Celebrate Recovery’s first lesson is Denial. Have you ever heard someone say: “I’m actually not in denial; I’m just dabbling,” or “I can quit any time I want”? I love these statements. My personal favorite was: “I’m not addicted; I’m a Christian.” While I cannot remember which one I used or if I used a combination or even simply ignoring the issue or redirecting the question, I know that I was here for the last two or three years.
So principle #1 is:
Realize I’m not God. I admit that I am POWERLESS to CONTROL my tendency to do the wrong thing and that my life is UNMANAGEABLE.
This is based on Mt 5:3, “Blessed are the poor in spirit.” Step #1 is we admitted that we are POWERLESS over our addictions and compulsive behaviors, that our lives have become UNMANAGEABLE; based on Rom 7:18, “I know that nothing good lives in me, that is, in my sinful nature. For I have the desire to do what is good, but I cannot carry it out.” (Smart Note: Rom 7:18 deserves a special note since many scholars disagree over the meaning of this passage. Is Paul talking about himself pre-Christ or post-Christ? Or is he speaking about a hypothetical person or something else entirely? Obviously, CR has chosen autobiographical Christian view. Regardless of whether one believes this to be true; it is at least partially true of the carnal Christian.)
One of the good things about CR is that it helps you remember the stages by giving acronyms. Denial here stands for (which I condensed more for memory sake):
Isolates from God
Lengthens the pain.
(I have a hard time with the last one because I constantly want to say LONELINESS; however, that would be redundant from I and A.) This based on Jer 6:14, “You cannot heal a wound by saying it’s not there” (TLB); “They have healed the brokenness of my People superficially saying ‘Peace, Peace’.”
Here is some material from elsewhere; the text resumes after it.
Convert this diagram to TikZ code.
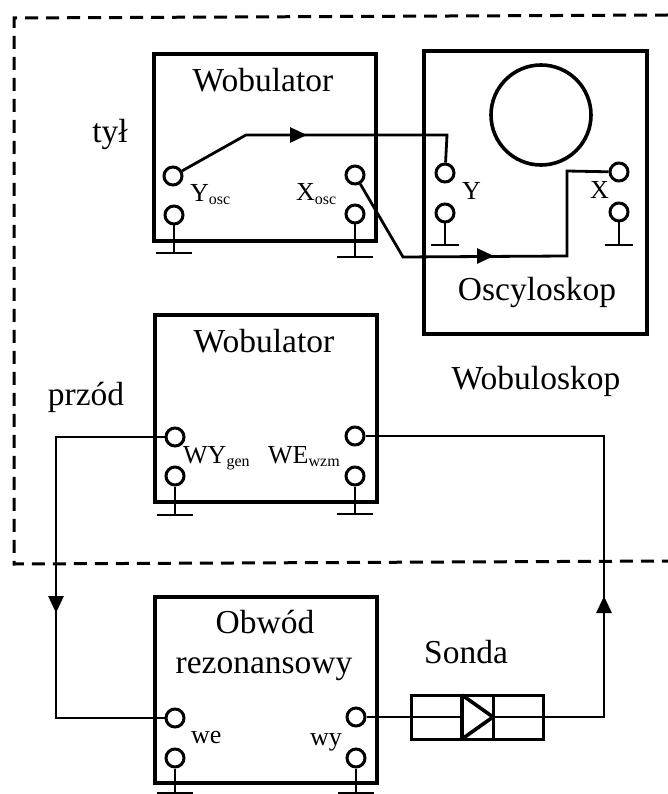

Denial disables your feelings and makes you numb to both spiritual principles/convictions, moral compass, and emotional issues/problems. We choose to repress instead of allowing our emotions to impress upon us. We choose to believe that feelings are a sign of weakness instead of owning up and facing them. CR uses quotes 2 Peter 2:19, “They promise freedom, while they themselves are slaves of destructive habits–for a man is a slave of anything that has conquered him” (GNB). I remember when I was struggling through this phase; I talked about myself in the 3rd person! I remember plainly even talking with a guy quite knowledgeable when it comes to filters (being an employee of a company similar to Covenant Eyes) that I was disembodied watching myself talking to him devoid of feelings and emotions. My wife has often told me that she doesn’t trust my judgment because my moral compass has been so compromised through rationalizations and straight rebellion.
Any user of pornography can tell you that porn drains your energy for a variety of reasons. Loss of energy due to partaking and masturbation. Loss of energy from hiding, running, and covering up keeping up with the lies and hypocrisy trying to motivate yourself and “love” your spouse. Loss of energy from constantly looking over one’s shoulder, from being anxious, dreading being caught. However, the Bible tells us “He frees the prisoners…he lifts the burdens from those bent down beneath their loads” (Ps 146:7-8) and “cast our cares on him because he cares for us” and “be anxious for nothing but in everything by prayer and supplication with thanksgiving let your requests be known to God and the peace of God which surpasses all understanding will guard your hearts and minds in Christ Jesus” (Phil 4:6-7).
Denial not only disables our feelings and causes us to lose energy, denial also negates growth. While common sense may tell you this, there are many pastors, lay leaders, seminary students and elders/deacons who struggle with internet pornography. We cannot grow until we stop denying our problem, stop wrestling with God over this sin issue (which he will not budge from since it is against his nature). Instead we only need to cry out to Jesus (as Third Day sings about) and he will rescue us from the darkness, death and our chains.
Denial also isolates us from God. When we practice pornography we walk in the dark out of fellowship with Jesus (1 Jn 1:5-7). I remember constantly thinking that I was banging up against a glass ceiling like a cold basketball team trying to get a goal through the glass covered hoop.
Denial alienates us from others causing us to feel alone and in complete solitude. The power of porn is its secretiveness. We think we are getting away with it but we aren’t! People know something is off and wrong but they just can’t put their finger on it. Eph 4:25 says, “Stop lying to each other; tell the truth…when we lie to one another we are hurting ourselves” (TLB).
Finally denial lengthens the pain. It not only lengthens it but also intensifies it. While we may believe denial protects us from pain, it really leads us to shame and guilt. It paralyzes us. And it causes others pain and more pain.
Do you realize there is a higher power? Do you recognize there is a God? Do you agree and believe that you are truly powerless to control anything? In what areas of your life are out of control? How will taking this first step help? How do you handle pain and disappointment?